L’appareil photo haut de gamme intégré dans Qalif offre beaucoup d’avantages par rapport aux instruments de calibration traditionnels : alors que ceux-ci font des mesures sur des points précis de l’écran, l’appareil photo capte l’intégralité de l’image projetée, ce qui permet d’en faire des analyses globales tout en simplifiant le travail : là où il fallait faire plusieurs mesures dans différentes partie de l’écran, une photo suffit.
L’appareil photo Qalif est fourni avec un pied qui peut être déployé entre deux rangées de fauteuils. L’appareil doit être placé à une distance de l’écran égale aux deux tiers de sa largeur. Un télémètre laser livré avec le boîtier donne la position appropriée.
- Un logiciel qui analyse en temps réel les photos de mires que prend l’appareil.

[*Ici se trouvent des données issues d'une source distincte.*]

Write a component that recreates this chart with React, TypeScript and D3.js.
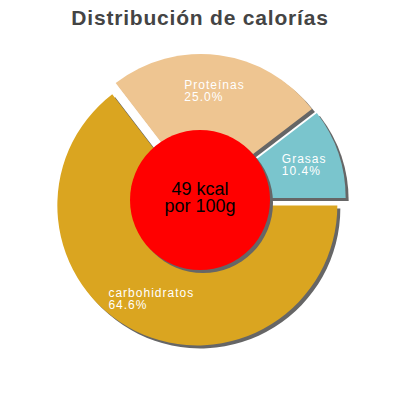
import React, { useEffect, useRef } from "react";
import * as d3 from "d3";

const title = "Distribución de calorías";
const categories = ["carbohidratos", "Proteínas", "Grasas"];
const values = [64.6, 25.0, 10.4];
const percentLabels = ["64.6%", "25.0%", "10.4%"];
const colors = ["#DAA520", "#EEC591", "#7AC5CD"];
const centerLines = ["49 kcal", "por 100g"];

export default function App() {
  const ref = useRef<SVGSVGElement | null>(null);

  useEffect(() => {
    document.body.style.margin = "0";
    const svg = d3.select(ref.current);
    svg.selectAll("*").remove();

    const W = 400;
    const cx = 200;
    const cy = 200;
    const R = 140;
    const explode = 6;
    const shadow = 3;
    const labelR = 110;
    const font = "'Liberation Sans', Arial, Helvetica, sans-serif";

    svg
      .append("text")
      .attr("x", W / 2)
      .attr("y", 25)
      .attr("text-anchor", "middle")
      .attr("font-family", font)
      .attr("font-weight", "bold")
      .attr("font-size", 21)
      .attr("letter-spacing", 0.8)
      .attr("fill", "#444444")
      .text(title);

    const data = categories.map((c, i) => ({ c, v: values[i], p: percentLabels[i], col: colors[i] }));
    const pie = d3
      .pie<any>()
      .value((d: any) => d.v)
      .sort(null)
      .startAngle(Math.PI / 2)
      .endAngle(Math.PI / 2 + 2 * Math.PI);
    const arcs = pie(data);
    const arc = d3.arc<any>().innerRadius(0).outerRadius(R);

    const g = svg.append("g").attr("transform", `translate(${cx},${cy})`);
    const off = (a: any) => {
      const m = (a.startAngle + a.endAngle) / 2;
      return [Math.sin(m) * explode, -Math.cos(m) * explode];
    };

    // shadows
    g.selectAll("path.sh")
      .data(arcs)
      .enter()
      .append("path")
      .attr("class", "sh")
      .attr("d", arc as any)
      .attr("fill", "#666666")
      .attr("transform", (a: any) => {
        const [dx, dy] = off(a);
        return `translate(${dx + shadow},${dy + shadow})`;
      });

    // slices
    g.selectAll("path.sl")
      .data(arcs)
      .enter()
      .append("path")
      .attr("class", "sl")
      .attr("d", arc as any)
      .attr("fill", (a: any) => a.data.col)
      .attr("transform", (a: any) => {
        const [dx, dy] = off(a);
        return `translate(${dx},${dy})`;
      });

    // labels
    arcs.forEach((a: any) => {
      const m = (a.startAngle + a.endAngle) / 2;
      const px = Math.sin(m) * labelR;
      const py = -Math.cos(m) * labelR;
      const t = g
        .append("text")
        .attr("font-family", font)
        .attr("font-size", 12)
        .attr("letter-spacing", 1)
        .attr("fill", "#ffffff");
      const l1 = t.append("tspan").attr("y", py - 1.5).text(a.data.c);
      const l2 = t.append("tspan").attr("y", py + 10).text(a.data.p);
      const w = Math.max(
        (l1.node() as any).getComputedTextLength(),
        (l2.node() as any).getComputedTextLength()
      );
      l1.attr("x", px - w / 2);
      l2.attr("x", px - w / 2);
    });

    // center circle
    g.append("circle").attr("cx", shadow).attr("cy", shadow).attr("r", 70).attr("fill", "#666666");
    g.append("circle").attr("cx", 0).attr("cy", 0).attr("r", 70).attr("fill", "#FF0000");
    g.append("text")
      .attr("x", 0)
      .attr("y", -5)
      .attr("text-anchor", "middle")
      .attr("font-family", font)
      .attr("font-size", 18)
      .attr("fill", "#000000")
      .text(centerLines[0]);
    g.append("text")
      .attr("x", 0)
      .attr("y", 12)
      .attr("text-anchor", "middle")
      .attr("font-family", font)
      .attr("font-size", 18)
      .attr("fill", "#000000")
      .text(centerLines[1]);
  }, []);

  return (
    <svg
      ref={ref}
      width={400}
      height={400}
      style={{ position: "absolute", left: 0, top: 0, background: "#ffffff" }}
    />
  );
}
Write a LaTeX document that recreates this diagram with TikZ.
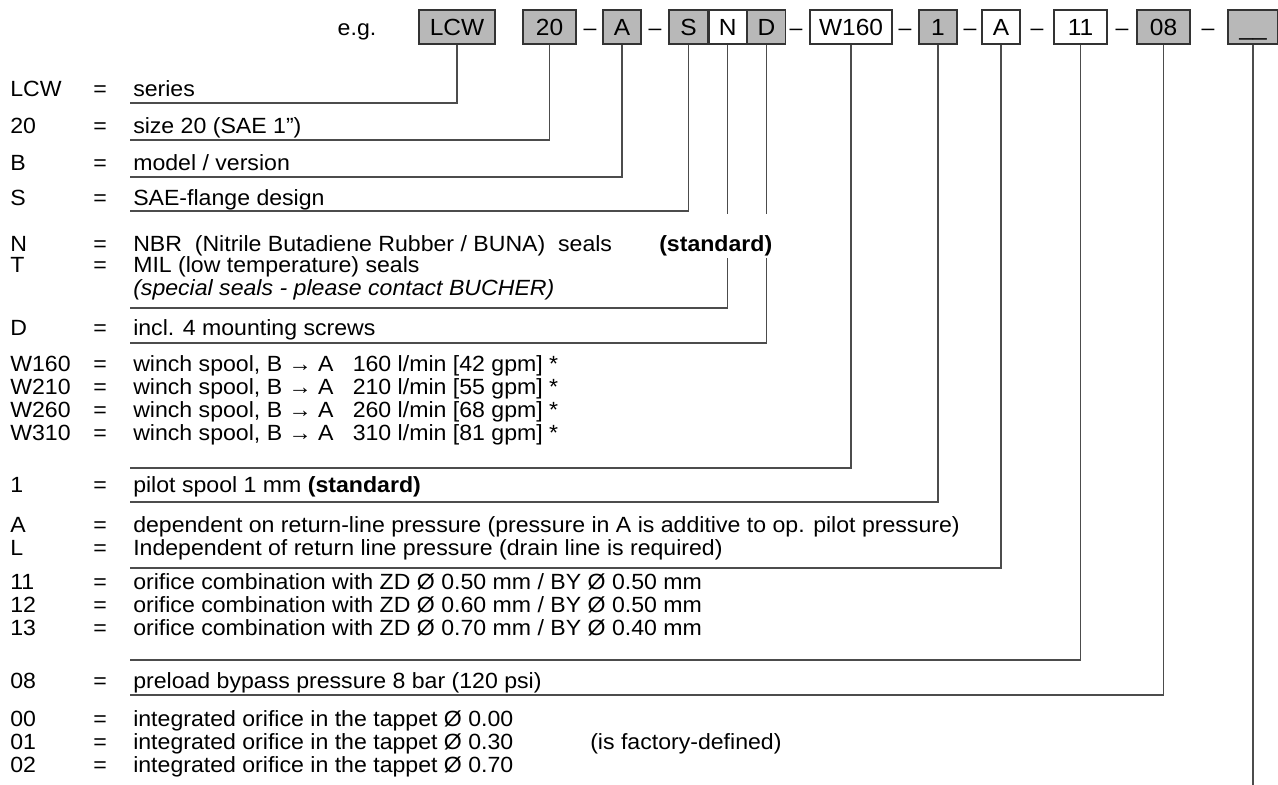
\documentclass[tikz,border=0pt]{standalone}
\usepackage{fontspec}
\setmainfont[FakeStretch=1.05]{Liberation Sans}
\usetikzlibrary{positioning}
\definecolor{boxgray}{gray}{0.72}
\definecolor{leadgray}{gray}{0.3}
\tikzset{
code/.style={draw=black!80, line width=0.9pt, fill=boxgray, minimum height=25.5pt,
  inner sep=0pt, text height=14.5pt, text depth=2.5pt, font=\fontsize{17.5}{20}\selectfont},
codew/.style={code, fill=white},
lead/.style={draw=leadgray, line width=0.9pt},
key/.style={anchor=base west, inner sep=0pt},
sep/.style={inner sep=0pt, text height=14.5pt, text depth=2.5pt}
}

\begin{document}
\begin{tikzpicture}[x=0.75pt, y=-0.75pt, font=\fontsize{16.5}{19}\selectfont]
\useasboundingbox (0,0) rectangle (1278,785);
% type code
\node[sep] (eg) at (357,27) {e.g.};
\node[code, minimum width=57pt] (lcw) at (457,27) {LCW};
\node[code, minimum width=39.75pt] (sz) at (549.5,27) {20};
\node[code, minimum width=28.5pt] (mdl) at (622,27) {A};
\node[code, minimum width=29.25pt] (sae) at (688.5,27) {S};
\node[codew, minimum width=27.75pt, right=0pt of sae] (seal) {N};
\node[code, minimum width=28.5pt, right=0pt of seal] (scr) {D};
\node[codew, minimum width=61.5pt] (spl) at (851,27) {W160};
\node[code, minimum width=28.5pt] (pil) at (938,27) {1};
\node[codew, minimum width=28.5pt] (prs) at (1001,27) {A};
\node[codew, minimum width=39.75pt] (orf) at (1080.5,27) {11};
\node[code, minimum width=39.75pt] (byp) at (1163.5,27) {08};
\node[code, minimum width=37.5pt] (tap) at (1253,27) {\_\_};
\foreach \x [count=\i] in {590,655,796,905,970,1037,1122,1208}
  \node[sep] (m\i) at (\x,27) {--};

% legend rows
\foreach \y/\k/\t in {
  96/LCW/{series},
  133/20/{size 20 (SAE 1")},
  170/B/{model / version},
  205/S/{SAE-flange design},
  251/N/{NBR\ \ (Nitrile Butadiene Rubber / BUNA)\ \ seals},
  272/T/{MIL (low temperature) seals},
  335/D/{incl. 4 mounting screws},
  371/W160/{winch spool, B → A\ \ \ 160 l/min [42 gpm] *},
  394/W210/{winch spool, B → A\ \ \ 210 l/min [55 gpm] *},
  417/W260/{winch spool, B → A\ \ \ 260 l/min [68 gpm] *},
  440/W310/{winch spool, B → A\ \ \ 310 l/min [81 gpm] *},
  492/1/{pilot spool 1 mm \textbf{(standard)}},
  532/A/{dependent on return-line pressure (pressure in A is additive to op. pilot pressure)},
  555/L/{Independent of return line pressure (drain line is required)},
  589/11/{orifice combination with ZD Ø 0.50 mm / BY Ø 0.50 mm},
  612/12/{orifice combination with ZD Ø 0.60 mm / BY Ø 0.50 mm},
  635/13/{orifice combination with ZD Ø 0.70 mm / BY Ø 0.40 mm},
  688/08/{preload bypass pressure 8 bar (120 psi)},
  726/00/{integrated orifice in the tappet Ø 0.00},
  749/01/{integrated orifice in the tappet Ø 0.30},
  772/02/{integrated orifice in the tappet Ø 0.70}}{
  \node[key] (k\y) at (10,\y) {\k};
  \node[key] (e\y) at (93,\y) {=};
  \node[key] (d\y) at (133,\y) {\t};
}
\node[key] (d295) at (133,295) {\textit{(special seals - please contact BUCHER)}};
\node[key] (fac) at (590,749) {(is factory-defined)};

% lead lines
\foreach \b/\yy in {lcw/103, sz/140, mdl/177, sae/211, seal/308, scr/343,
                    spl/468, pil/502, prs/568, orf/660, byp/695}{
  \coordinate (u-\b) at (130,\yy);
  \draw[lead] (\b.south) |- (u-\b);
}
\path (tap.south) -- ++(0,741) coordinate (u-tap);
\draw[lead] (tap.south) -- (u-tap);

\node[key, fill=white, inner xsep=1.5pt, text height=27.75pt, text depth=5.25pt]
  (std) at (657,251) {\textbf{(standard)}};
\end{tikzpicture}
\end{document}
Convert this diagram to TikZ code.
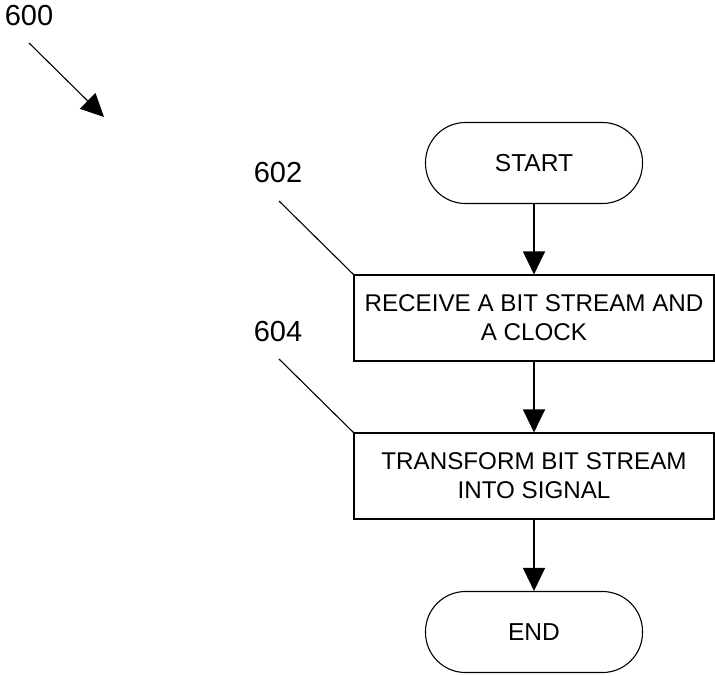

- Une connexion WiFi pour relier Qalif à un terminal portable (PC, tablette ou smartphone) et au projecteur D-cinéma. Cela permet d’effectuer à la fois les mesures et les réglages sur le terminal : captation, visualisation des résultats des mesures, correction de la calibration du projecteur. Une seule personne peut tout faire, chose impossible avec les outils de calibration traditionnels.